As a mostly C++/.NET dev since over a decade, I've tried to embrace the "modern web" a bit more, but as soon as I did... Web development in 2016 feels comparatively _insane_ to a dev used to structured .NET full stack development in a big IDE made for the purpose, on a platform with slow incremental improvements over the years with a vision and coherence from a single company.
It's like assembling a castle from bricks of lego where each brick changes shape every 6 months. Jesus. I feel burnt out before I barely begin! And when I've settled on something, it's about the toolchain and distribution models. "Is it Webpack or Gulp or Browserify and what is a docker image anyway or should I just use Meteor..."
There _are_ options for people like me. Angular 2, EmberJS, big hunking frameworks like those. But then the problem instead becomes that it's hard to grow your web apps organically. The startup... You have to build a huge garden of Eden surrounding it, and only then can you ship your "Hello world". So exhausting before I've barely got started. Besides, what do these big frameworks even _do_ for me behind the curtains? I don't understand the underpinnings. I just have to trust the docs and that they don't change.
So then I tell myself "oh f all that" and build a fun Web API in Python and Flask. And hack raw HTML and CSS in a text editor. The minimalist, pretty code and lack of 100 MB's of dependencies is too alluring. I feel like I'm forced to give up. How in the world will I have enough spare time and energy after full time job days to get even just average experience in the main JS frameworks of today and keep up with "what you have to know in 2017/18/19"? I also feel like the JS world suffers a lot from not settling down, from experience hugely underestimated. It takes time to mature, and create a high quality, broad ecosystem and community. I sometimes think of the waste from the community being this fragmented, keeping to reinvent the wheel.
> There _are_ options for people like me. Angular 2, EmberJS, big hunking frameworks like those.
The biggest problem isn't just that, it's that those big frameworks change fairly frequently too.

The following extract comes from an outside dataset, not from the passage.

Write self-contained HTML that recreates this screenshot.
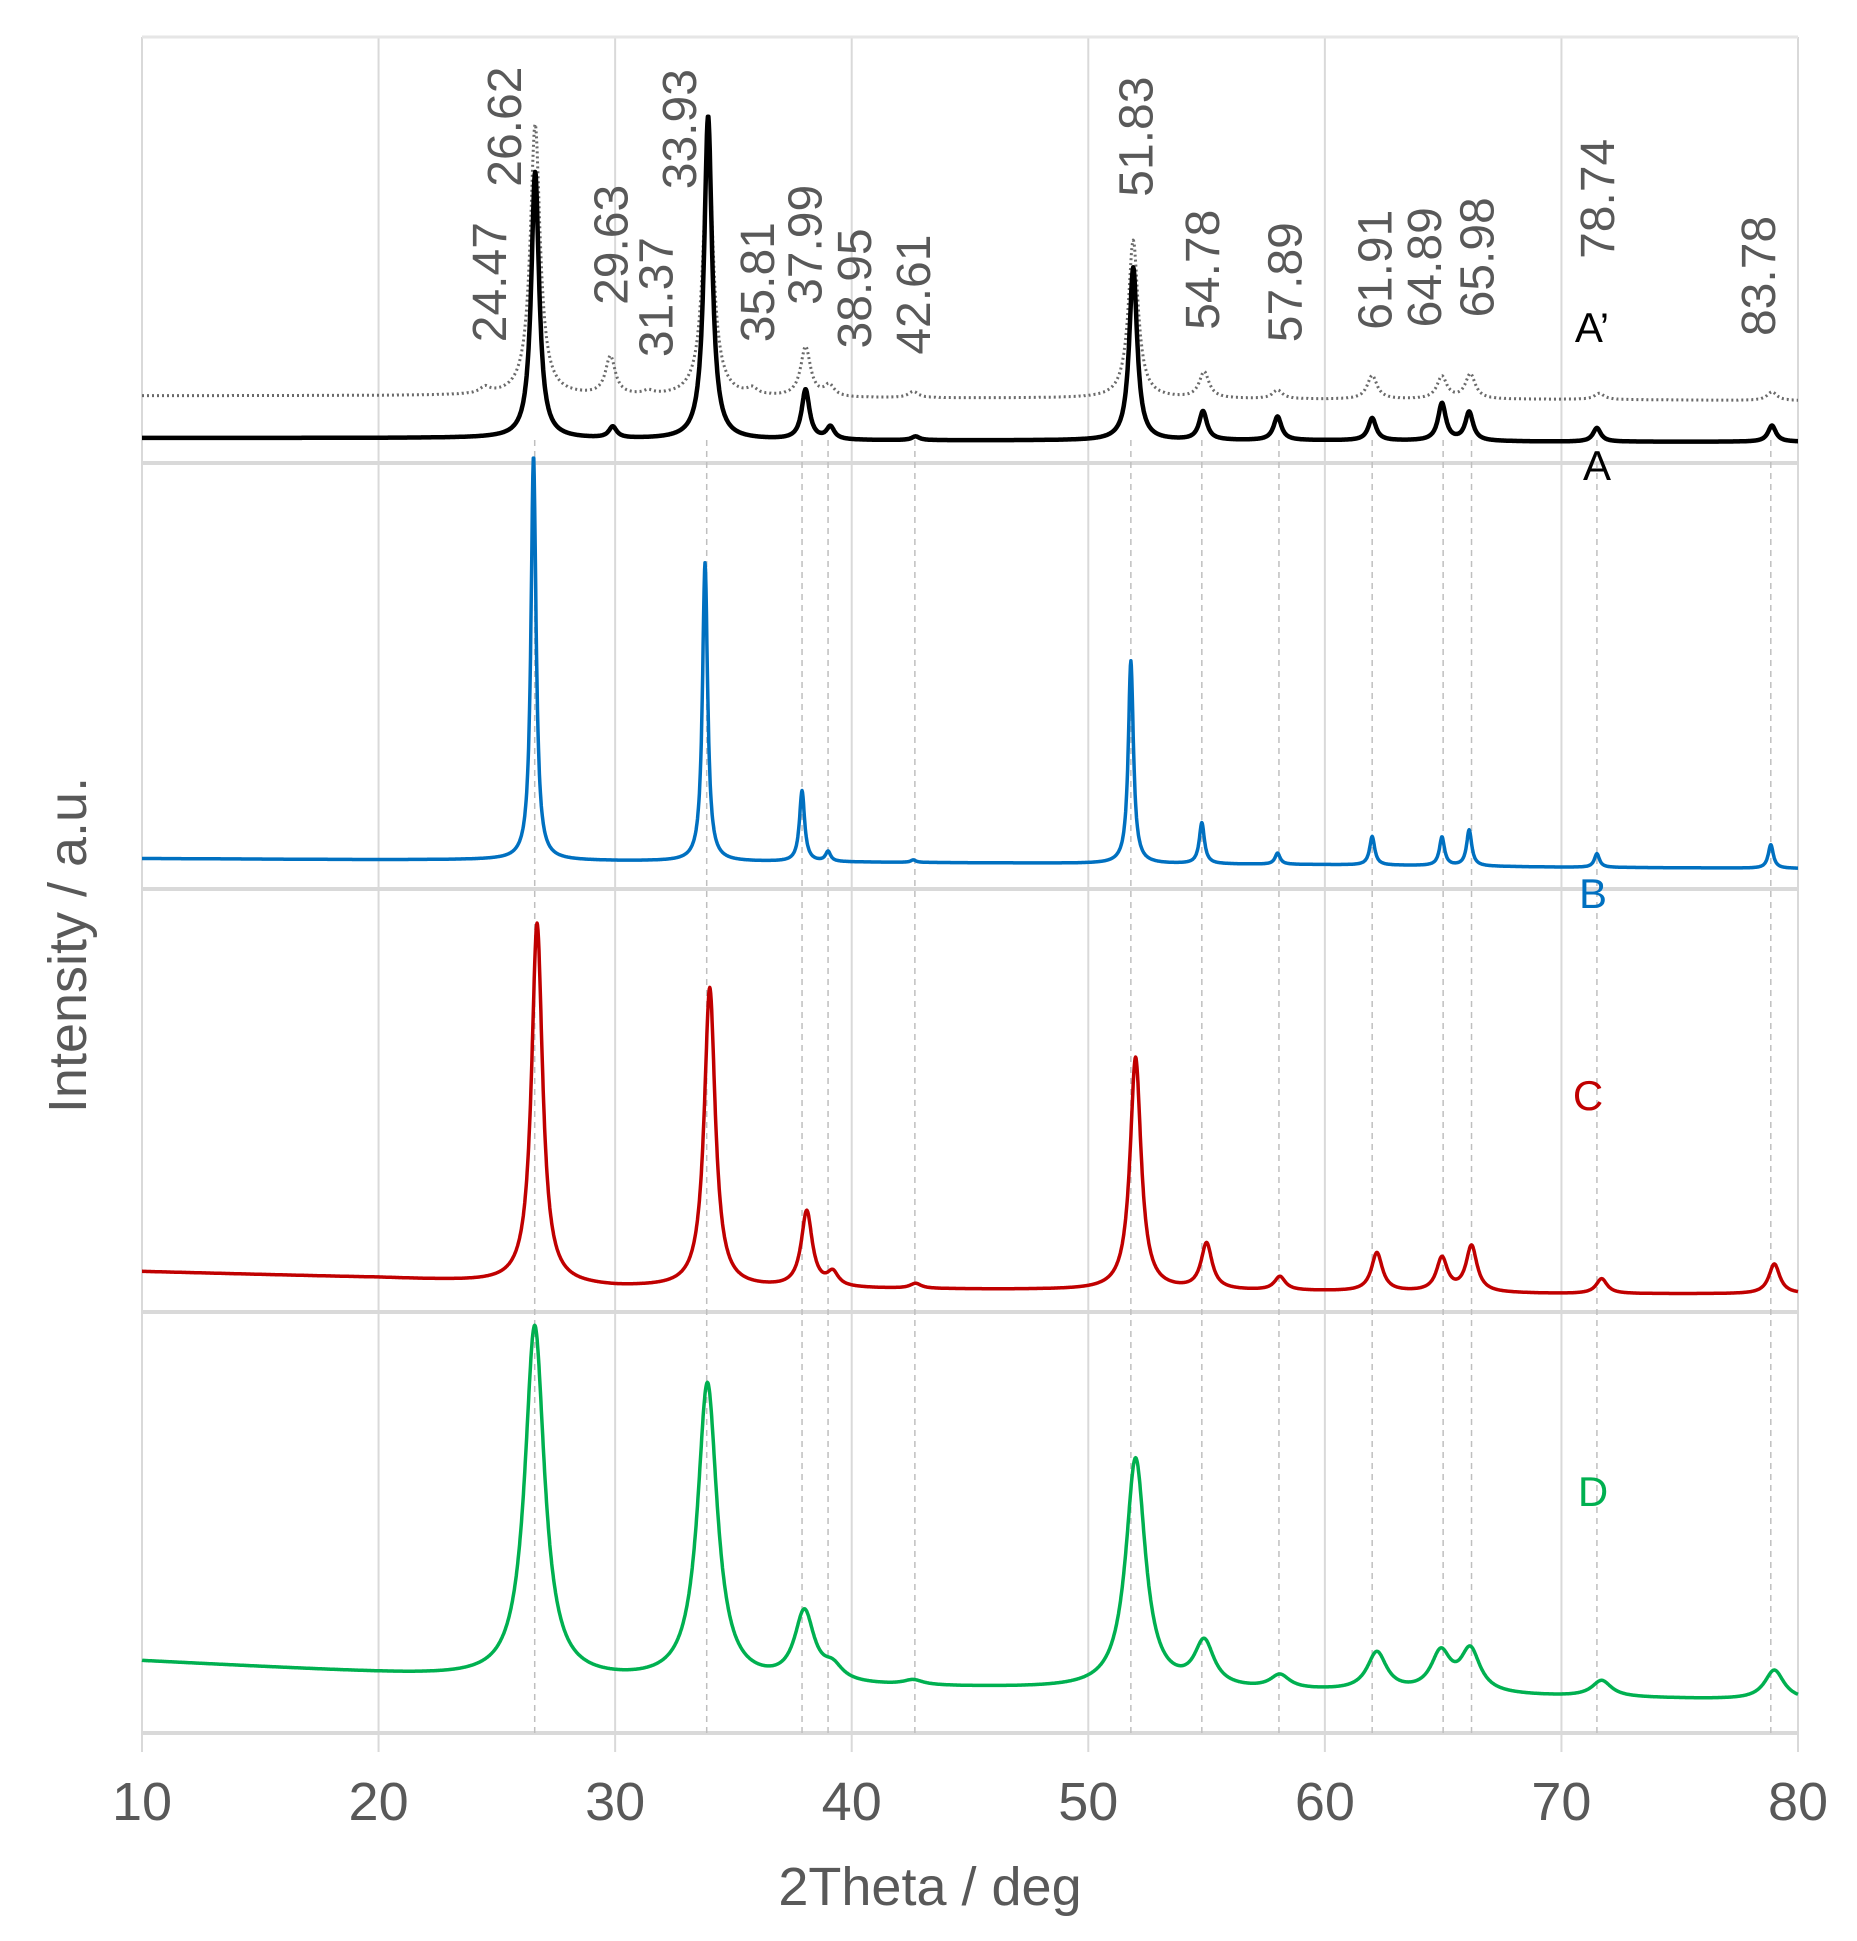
<!DOCTYPE html>
<html><head><meta charset="utf-8"><style>
html,body{margin:0;padding:0;background:#fff;}
svg{display:block;font-family:"Liberation Sans",sans-serif;}
</style></head><body>
<svg id="chart" width="1857" height="1941" viewBox="0 0 1857 1941" xmlns="http://www.w3.org/2000/svg"></svg>
<script>
// ---- data ----
const xTicks = [10,20,30,40,50,60,70,80];
const peakLines = [26.6,33.87,37.9,39.0,42.67,51.8,54.8,58.06,62.0,65.0,66.2,71.5,78.85];
const peakLabels = ["24.47","26.62","29.63","31.37","33.93","35.81","37.99","38.95","42.61","51.83","54.78","57.89","61.91","64.89","65.98","78.74","83.78"];
const peakLabelX = [24.66,25.3,29.8,31.7,32.7,36.0,38.0,40.1,42.6,52.0,54.8,58.3,62.1,64.2,66.4,71.5,78.3];
const peakLabelBase = [1122,1247,1152,1110,1245,1122,1152,1117,1112,1239,1132,1122,1132,1134,1142,1189,1127];
const bgX = [10,20,25,30,40,50,60,70,80];
const bgA = [1045,1045,1045,1044,1043,1043,1043,1042,1042];
const bgA2 = [1079,1079,1079,1078,1077,1077,1076,1076,1075];
const bgB = [707,706,706,705,704,703,702,700,699];
const bgC = [375,370,366,362,361,360,359,357,357];
const bgD = [62,52,47,45,41,39,37,33,30];
const posA = [26.62,29.9,33.93,38.05,39.1,42.7,51.9,54.85,58.0,62.0,64.95,66.1,71.5,78.9];
const hA   = [214,9,260,40,10,3,139,23,19,18,30,23,11,13];
const posA2 = [24.5,26.62,29.8,31.4,33.93,35.8,38.05,39.05,42.6,51.9,54.9,58.0,62.0,64.95,66.15,71.6,78.9];
const hA2   = [5,218,31,3,205,5,40,9,5,127,21,7,19,18,20,5,7];
const posB = [26.55,33.8,37.9,39.0,42.6,51.8,54.8,58.0,62.0,64.95,66.1,71.5,78.85];
const hB   = [325,240,57,8,2,163,33,9,23,23,29,11,19];
const posC = [26.7,34.0,38.1,39.2,42.7,52.0,55.0,58.1,62.2,64.95,66.2,71.7,79.0];
const hC   = [290,241,61,11,4,187,37,11,31,27,37,12,24];
const posD = [26.6,33.9,38.0,39.2,42.6,52.0,54.9,58.1,62.2,64.9,66.15,71.7,79.0];
const hD   = [284,240,56,11,4,185,36,11,31,31,34,13,24];

// ---- axes ----
const X0=142, X1=1798, YB=1738;
function xs(d){return X0+(d-10)*(X1-X0)/70;}
function ys(v){return YB - v*1.244;}
const svg=document.getElementById('chart');
const NS='http://www.w3.org/2000/svg';
function mk(tag,attrs,parent){const e=document.createElementNS(NS,tag);for(const k in attrs)e.setAttribute(k,attrs[k]);(parent||svg).appendChild(e);return e;}

xTicks.forEach(t=>{
  const l=mk('line',{x1:xs(t),x2:xs(t),y1:37,y2:1752,stroke:'#d9d9d9','stroke-width':2});
  
  
  const tx=mk('text',{x:xs(t),y:1820,'font-size':54,fill:'#595959','text-anchor':'middle'});
  tx.textContent=t;
  
  
});
mk('line',{x1:X0,x2:X1,y1:37,y2:37,stroke:'#e6e6e6','stroke-width':3});
[463,889,1312,1733].forEach(y=>{
  const l=mk('line',{x1:X0,x2:X1,y1:y,y2:y,stroke:'#d9d9d9','stroke-width':4});
  
  
});
peakLines.forEach(p=>{
  const l=mk('line',{x1:xs(p),x2:xs(p),y1:440,y2:1735,stroke:'#bfbfbf','stroke-width':1.5,'stroke-dasharray':'6 5'});
  
  
});

function interp(xa,ya,x){for(let i=0;i<xa.length-1;i++){if(x<=xa[i+1]){const f=(x-xa[i])/(xa[i+1]-xa[i]);return ya[i]+f*(ya[i+1]-ya[i]);}}return ya[ya.length-1];}
function curve(bg,pos,h,w){
  let d='';
  for(let x=10;x<=80.001;x+=0.02){
    let v=interp(bgX,bg,x);
    for(let i=0;i<pos.length;i++){const u=(x-pos[i])/w;v+=h[i]/(1+u*u);}
    d+=(d?'L':'M')+xs(x).toFixed(1)+' '+ys(v).toFixed(1);
  }
  return d;
}
const series=[
  {name:'series-a-prime',bg:bgA2,p:posA2,h:hA2,w:0.25,c:'#6a6a6a',sw:3,dash:'2 3'},
  {name:'series-a',bg:bgA,p:posA,h:hA,w:0.2,c:'#000',sw:4.5},
  {name:'series-b',bg:bgB,p:posB,h:hB,w:0.13,c:'#0070c0',sw:3.5},
  {name:'series-c',bg:bgC,p:posC,h:hC,w:0.28,c:'#c00000',sw:3.5},
  {name:'series-d',bg:bgD,p:posD,h:hD,w:0.5,c:'#00b050',sw:3.5}
];
series.forEach(s=>{
  const a={d:curve(s.bg,s.p,s.h,s.w),fill:'none',stroke:s.c,'stroke-width':s.sw,'stroke-linejoin':'round'};
  if(s.dash)a['stroke-dasharray']=s.dash;
  const el=mk('path',a);
  
  
});

peakLabels.forEach((t,i)=>{
  const x=xs(peakLabelX[i])+17, y=ys(peakLabelBase[i]);
  const el=mk('text',{x:x,y:y,transform:`rotate(-90 ${x} ${y})`,'font-size':48,fill:'#595959'});
  el.textContent=t;
  
  
});

[["A’",1592,342,'#000'],["A",1597,480,'#000'],["B",1593,908,'#0070c0'],["C",1588,1110,'#c00000'],["D",1593,1506,'#00b050']].forEach(l=>{
  const el=mk('text',{x:l[1],y:l[2],'font-size':42,fill:l[3],'text-anchor':'middle'});
  el.textContent=l[0];
  
  
});

const yt=mk('text',{x:0,y:0,transform:'translate(86 945) rotate(-90)','font-size':54,fill:'#595959','text-anchor':'middle'});
yt.textContent='Intensity / a.u.';


const xt=mk('text',{x:930,y:1905,'font-size':54,fill:'#595959','text-anchor':'middle'});
xt.textContent='2Theta / deg';


</script>
</body></html>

I've witnessed web projects go from backbone to angular to react in the span of a year.
I'm mainly a Qt dev, however I needed to add a Cesium component to the application I'm working on. What a mess. Everything about the javascript ecosystem seems to be in a constant state a flux. I tried to make it better with Typescript, but after trying that for ages I realized I was only complicating things for myself, many of my libraries didn't ship typescript definitions, the main one I was working with needed to be generated based on the documentation and once that was done was severely lacking in much of its functionality.

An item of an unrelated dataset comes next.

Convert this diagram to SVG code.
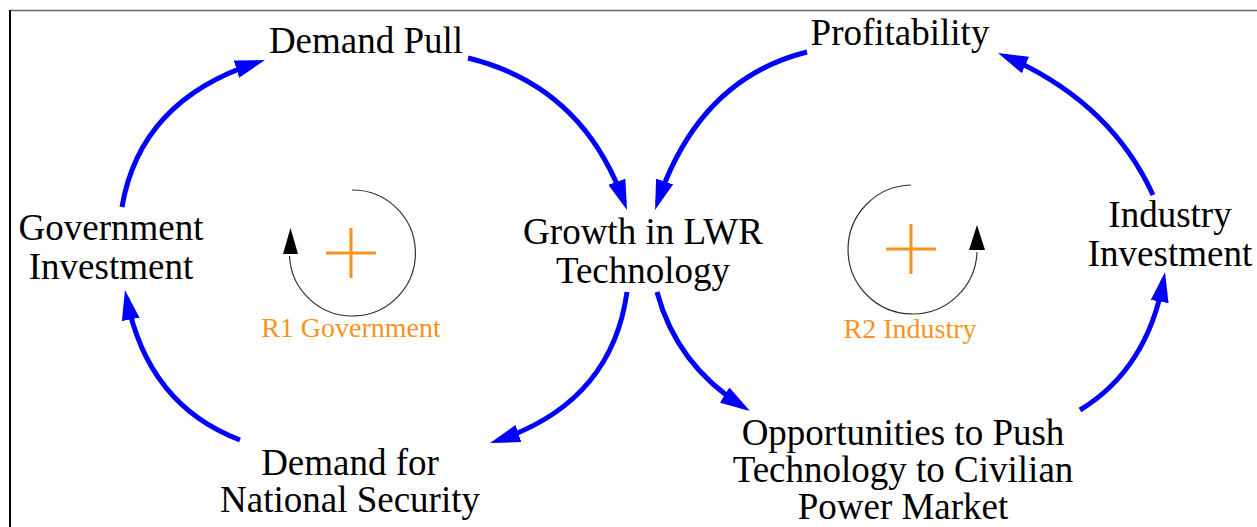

From crashing editors that wipe your files to dependencies that have breaking updates every few days. And there's a dozen options for everything, at least 5 different module loading systems, of which I had to use several in order to get something compatible with both Cesium and node since both use different module formats and I needed a loader that would support both.

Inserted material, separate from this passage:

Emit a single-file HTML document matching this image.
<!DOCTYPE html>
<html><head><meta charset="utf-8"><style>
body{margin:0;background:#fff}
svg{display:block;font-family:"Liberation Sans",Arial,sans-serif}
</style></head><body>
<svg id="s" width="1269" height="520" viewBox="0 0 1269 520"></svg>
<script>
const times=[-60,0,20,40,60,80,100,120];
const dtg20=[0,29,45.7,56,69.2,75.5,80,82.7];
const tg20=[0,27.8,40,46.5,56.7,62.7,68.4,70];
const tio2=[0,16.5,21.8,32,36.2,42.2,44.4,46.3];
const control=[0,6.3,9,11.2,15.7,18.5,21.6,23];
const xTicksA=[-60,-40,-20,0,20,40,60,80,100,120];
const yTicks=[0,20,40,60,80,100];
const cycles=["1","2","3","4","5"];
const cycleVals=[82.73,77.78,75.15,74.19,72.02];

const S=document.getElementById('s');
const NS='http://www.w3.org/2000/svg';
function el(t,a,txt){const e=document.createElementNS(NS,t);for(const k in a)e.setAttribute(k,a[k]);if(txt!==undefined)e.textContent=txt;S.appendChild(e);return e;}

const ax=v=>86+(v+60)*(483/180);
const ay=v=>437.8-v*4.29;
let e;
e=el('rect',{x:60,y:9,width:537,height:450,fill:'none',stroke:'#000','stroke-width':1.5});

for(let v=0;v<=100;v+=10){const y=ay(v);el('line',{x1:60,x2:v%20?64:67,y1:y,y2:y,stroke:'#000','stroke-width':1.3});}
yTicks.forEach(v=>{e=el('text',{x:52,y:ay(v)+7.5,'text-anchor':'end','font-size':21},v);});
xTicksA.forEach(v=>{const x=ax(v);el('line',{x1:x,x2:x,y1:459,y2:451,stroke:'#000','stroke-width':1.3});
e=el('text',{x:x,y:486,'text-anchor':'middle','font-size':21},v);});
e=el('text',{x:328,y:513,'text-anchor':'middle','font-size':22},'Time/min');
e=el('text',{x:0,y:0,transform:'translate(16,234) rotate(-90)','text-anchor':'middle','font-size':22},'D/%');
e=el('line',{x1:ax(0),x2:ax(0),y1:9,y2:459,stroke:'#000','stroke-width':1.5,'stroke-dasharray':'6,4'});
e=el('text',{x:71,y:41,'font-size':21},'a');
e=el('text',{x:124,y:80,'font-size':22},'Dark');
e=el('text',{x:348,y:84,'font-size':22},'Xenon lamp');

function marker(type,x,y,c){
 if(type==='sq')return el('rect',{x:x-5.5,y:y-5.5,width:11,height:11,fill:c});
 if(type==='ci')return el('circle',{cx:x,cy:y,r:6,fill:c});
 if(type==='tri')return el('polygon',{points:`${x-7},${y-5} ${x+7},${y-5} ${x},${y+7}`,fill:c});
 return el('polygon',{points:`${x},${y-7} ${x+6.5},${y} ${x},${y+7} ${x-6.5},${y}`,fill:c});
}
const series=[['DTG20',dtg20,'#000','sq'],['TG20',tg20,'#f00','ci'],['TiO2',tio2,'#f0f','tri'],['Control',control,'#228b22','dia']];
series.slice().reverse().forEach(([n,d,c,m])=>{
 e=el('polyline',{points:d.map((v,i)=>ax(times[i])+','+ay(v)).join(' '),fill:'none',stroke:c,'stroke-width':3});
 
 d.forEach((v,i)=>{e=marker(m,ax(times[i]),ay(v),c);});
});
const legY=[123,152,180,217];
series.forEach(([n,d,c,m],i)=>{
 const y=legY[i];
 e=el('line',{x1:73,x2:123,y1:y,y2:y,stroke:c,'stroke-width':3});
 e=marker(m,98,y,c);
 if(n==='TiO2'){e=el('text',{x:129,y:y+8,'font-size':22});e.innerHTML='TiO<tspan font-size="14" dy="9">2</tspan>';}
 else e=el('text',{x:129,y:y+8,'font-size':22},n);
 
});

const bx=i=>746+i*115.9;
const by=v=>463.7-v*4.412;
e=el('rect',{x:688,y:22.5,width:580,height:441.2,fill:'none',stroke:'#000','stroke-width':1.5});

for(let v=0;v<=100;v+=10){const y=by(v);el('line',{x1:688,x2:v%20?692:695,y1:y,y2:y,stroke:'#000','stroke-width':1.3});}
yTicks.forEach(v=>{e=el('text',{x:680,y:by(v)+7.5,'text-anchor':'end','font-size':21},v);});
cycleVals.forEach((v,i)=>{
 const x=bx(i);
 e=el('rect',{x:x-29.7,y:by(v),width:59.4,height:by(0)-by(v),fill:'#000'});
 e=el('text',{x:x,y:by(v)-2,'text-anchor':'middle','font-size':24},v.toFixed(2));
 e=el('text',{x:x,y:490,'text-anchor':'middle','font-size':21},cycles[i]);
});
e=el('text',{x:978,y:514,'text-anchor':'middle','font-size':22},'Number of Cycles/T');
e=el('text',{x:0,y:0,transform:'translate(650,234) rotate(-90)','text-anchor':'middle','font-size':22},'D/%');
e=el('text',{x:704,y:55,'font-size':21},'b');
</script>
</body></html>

Then there's the packing tools which didn't support what I wanted to do at all without a lot of manual hacks.
Eugh, I don't want to touch it again, the whole thing just made me feel incompetent and thrown around.
But I know I have to, and now I'm sitting here asking myself if React or Backbone would help clean up some messy UI code...
I haven't found a compelling reason to move away from Backbone yet. It's not perfect, but it does the essentials and it is very stable and well understood.
Might be the relatively reasonable size of the projects I have going. But it works well for a lot of stuff.
I think a lot of the problem comes from fear of projects becoming obsolete. Ultimately JS/CSS/HTML isn't going to fundamentally transform in short order.
Backbone is definitely stable and solid, and there's a bunch of good addons in the ecosystem that build on it (particularly Marionette for lifecycle handling and more advanced views, Ampersand for a better Model/State class, and Epoxy for data binding).
That said, having built a Backbone app, and then gotten into React+Redux, I'm all in on React and Redux as a better way to build apps. It's a much more consistent mental model, and makes tracing data flow much easier.
I've built three web apps using Cesium, so I'm familiar with some of its complexities. The first uses GWT/SmartGWT, the second uses Backbone, and the third uses React+Redux+Webpack. Of the three, I'm the happiest with the React+Redux one so far.
I'm actually hoping to write a blog post in the next few weeks discussing how to use Cesium with React+Webpack: basic setup, using React to render Cesium primitives, and then advanced Webpack setup for code splitting.
I'm actually building a windows client app at work using wpf. I agree, the web world is exhausting and this work has been a breath of fresh air because I can just get stuff done.
Where should that be enforced? Browsers? Web servers? Firewalls? If you believe the answer is browsers, you can make that change today. Obviously, others don't agree with you. Why should their web experience be limited by your unsupported point of view? You haven't really made a great case.
I'm all web now, and I love it too, but sometimes I just wish I could go back to the good old WPF days!
The extensive tooling involved with frontend web development and the constant religious wars between frameworks can get exhausting.